-- TASK TO COMPLETE --
Transcribe the listing in full, excluding any pictures.

---*---

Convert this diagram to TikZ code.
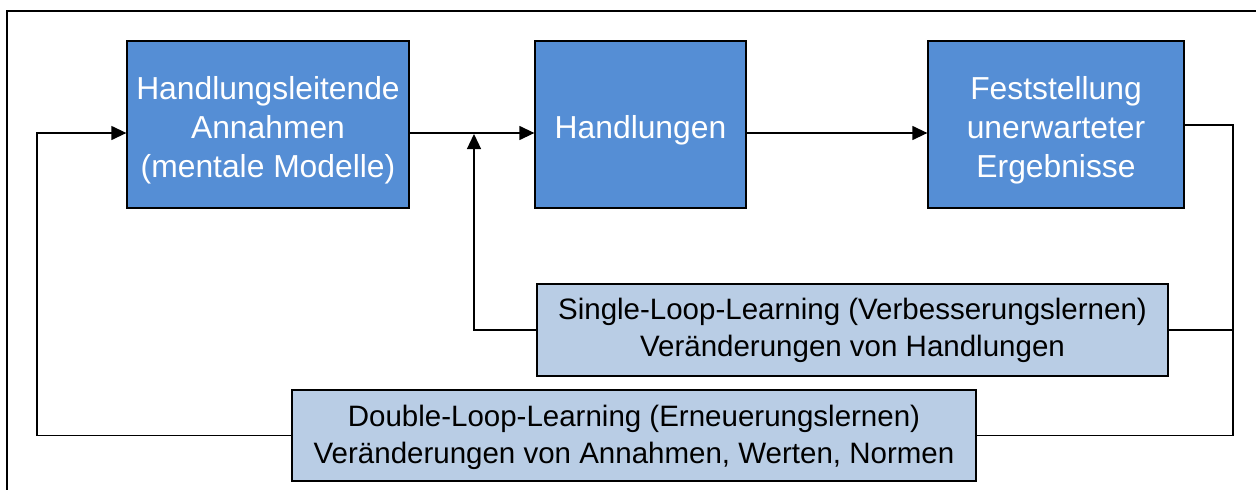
\documentclass[tikz,border=0pt]{standalone}
\usepackage{fontspec}
\setmainfont{Liberation Sans}
\usetikzlibrary{arrows.meta,calc}
\definecolor{stepblue}{HTML}{558ED5}
\definecolor{loopblue}{HTML}{B9CDE5}
\tikzset{
  stagebox/.style={draw=black, line width=1.3pt, fill=stepblue,
    minimum width=282pt, minimum height=167pt, inner sep=0pt},
  stagetext/.style={text=white, align=center, inner sep=0pt,
    font=\fontsize{31.8}{39}\selectfont},
  loopbox/.style={draw=black, line width=1.3pt, fill=loopblue, text=black,
    minimum height=92pt, align=center, inner sep=0pt,
    font=\fontsize{29.5}{37}\selectfont},
  link/.style={line width=1.3pt, draw=black},
  tip/.style={-{Triangle[length=15pt,width=14pt]}},
}
\begin{document}
\begin{tikzpicture}[x=1pt,y=-1pt]
\useasboundingbox (0,0) rectangle (1256,490);
\begin{scope}
  \clip (0,0) rectangle (1256,490);
  \draw[line width=1.3pt] (7,11) rectangle (1270,510);
\end{scope}

% process stages
\node[stagebox] (annahmen) at (268,124.5) {};
\node[stagebox, minimum width=211pt] (handlungen) at (640.5,124.5) {};
\node[stagebox, minimum width=256pt] (feststellung) at (1056,124.5) {};
\node[stagetext] (annahmenText) at ($(annahmen.center)+(0,6)$) {Handlungsleitende\\Annahmen\\(mentale Modelle)};
\node[stagetext] (handlungenText) at ($(handlungen.center)+(0,6)$) {Handlungen};
\node[stagetext] (feststellungText) at ($(feststellung.center)+(0,6)$) {Feststellung\\unerwarteter\\Ergebnisse};

% learning loops
\node[loopbox, minimum width=631pt] (single) at (852.5,330) {Single-Loop-Learning (Verbesserungslernen)\\Veränderungen von Handlungen};
\node[loopbox, minimum width=684pt, minimum height=91pt] (double) at (634,435.5) {};
\node[align=center, inner sep=0pt, font=\fontsize{29.5}{37}\selectfont] (doubleText) at ($(double.center)+(0,2)$) {Double-Loop-Learning (Erneuerungslernen)\\Veränderungen von Annahmen, Werten, Normen};

% routing points
\coordinate (joinL) at (474,133);
\coordinate (rightTop) at (1233,125);
\coordinate (leftX) at (37,133);

% main flow
\draw[link, tip] (annahmen.east |- joinL) -- (handlungen.west |- joinL);
\draw[link, tip] (handlungen.east |- joinL) -- (feststellung.west |- joinL);

% feedback from results
\draw[link] (feststellung.east |- rightTop) -- (rightTop) -- (rightTop |- double.east) -- (double.east);
\draw[link] (rightTop |- single.east) -- (single.east);

% single loop back into action
\draw[link, tip] (single.west) -- (joinL |- single.west) -- ($(joinL)+(0,1)$);

% double loop back into assumptions
\draw[link, tip] (double.west) -- (leftX |- double.west) -- (leftX) -- (annahmen.west |- leftX);
\end{tikzpicture}
\end{document}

---*---

-- TASK RESULT --
Convert this diagram to TikZ code.
\documentclass[tikz,border=0pt]{standalone}
\usepackage{fontspec}
\setmainfont{Liberation Sans}
\usetikzlibrary{arrows.meta,calc}
\definecolor{stepblue}{HTML}{558ED5}
\definecolor{loopblue}{HTML}{B9CDE5}
\tikzset{
  stagebox/.style={draw=black, line width=1.3pt, fill=stepblue,
    minimum width=282pt, minimum height=167pt, inner sep=0pt},
  stagetext/.style={text=white, align=center, inner sep=0pt,
    font=\fontsize{31.8}{39}\selectfont},
  loopbox/.style={draw=black, line width=1.3pt, fill=loopblue, text=black,
    minimum height=92pt, align=center, inner sep=0pt,
    font=\fontsize{29.5}{37}\selectfont},
  link/.style={line width=1.3pt, draw=black},
  tip/.style={-{Triangle[length=15pt,width=14pt]}},
}
\begin{document}
\begin{tikzpicture}[x=1pt,y=-1pt]
\useasboundingbox (0,0) rectangle (1256,490);
\begin{scope}
  \clip (0,0) rectangle (1256,490);
  \draw[line width=1.3pt] (7,11) rectangle (1270,510);
\end{scope}

% process stages
\node[stagebox] (annahmen) at (268,124.5) {};
\node[stagebox, minimum width=211pt] (handlungen) at (640.5,124.5) {};
\node[stagebox, minimum width=256pt] (feststellung) at (1056,124.5) {};
\node[stagetext] (annahmenText) at ($(annahmen.center)+(0,6)$) {Handlungsleitende\\Annahmen\\(mentale Modelle)};
\node[stagetext] (handlungenText) at ($(handlungen.center)+(0,6)$) {Handlungen};
\node[stagetext] (feststellungText) at ($(feststellung.center)+(0,6)$) {Feststellung\\unerwarteter\\Ergebnisse};

% learning loops
\node[loopbox, minimum width=631pt] (single) at (852.5,330) {Single-Loop-Learning (Verbesserungslernen)\\Veränderungen von Handlungen};
\node[loopbox, minimum width=684pt, minimum height=91pt] (double) at (634,435.5) {};
\node[align=center, inner sep=0pt, font=\fontsize{29.5}{37}\selectfont] (doubleText) at ($(double.center)+(0,2)$) {Double-Loop-Learning (Erneuerungslernen)\\Veränderungen von Annahmen, Werten, Normen};

% routing points
\coordinate (joinL) at (474,133);
\coordinate (rightTop) at (1233,125);
\coordinate (leftX) at (37,133);

% main flow
\draw[link, tip] (annahmen.east |- joinL) -- (handlungen.west |- joinL);
\draw[link, tip] (handlungen.east |- joinL) -- (feststellung.west |- joinL);

% feedback from results
\draw[link] (feststellung.east |- rightTop) -- (rightTop) -- (rightTop |- double.east) -- (double.east);
\draw[link] (rightTop |- single.east) -- (single.east);

% single loop back into action
\draw[link, tip] (single.west) -- (joinL |- single.west) -- ($(joinL)+(0,1)$);

% double loop back into assumptions
\draw[link, tip] (double.west) -- (leftX |- double.west) -- (leftX) -- (annahmen.west |- leftX);
\end{tikzpicture}
\end{document}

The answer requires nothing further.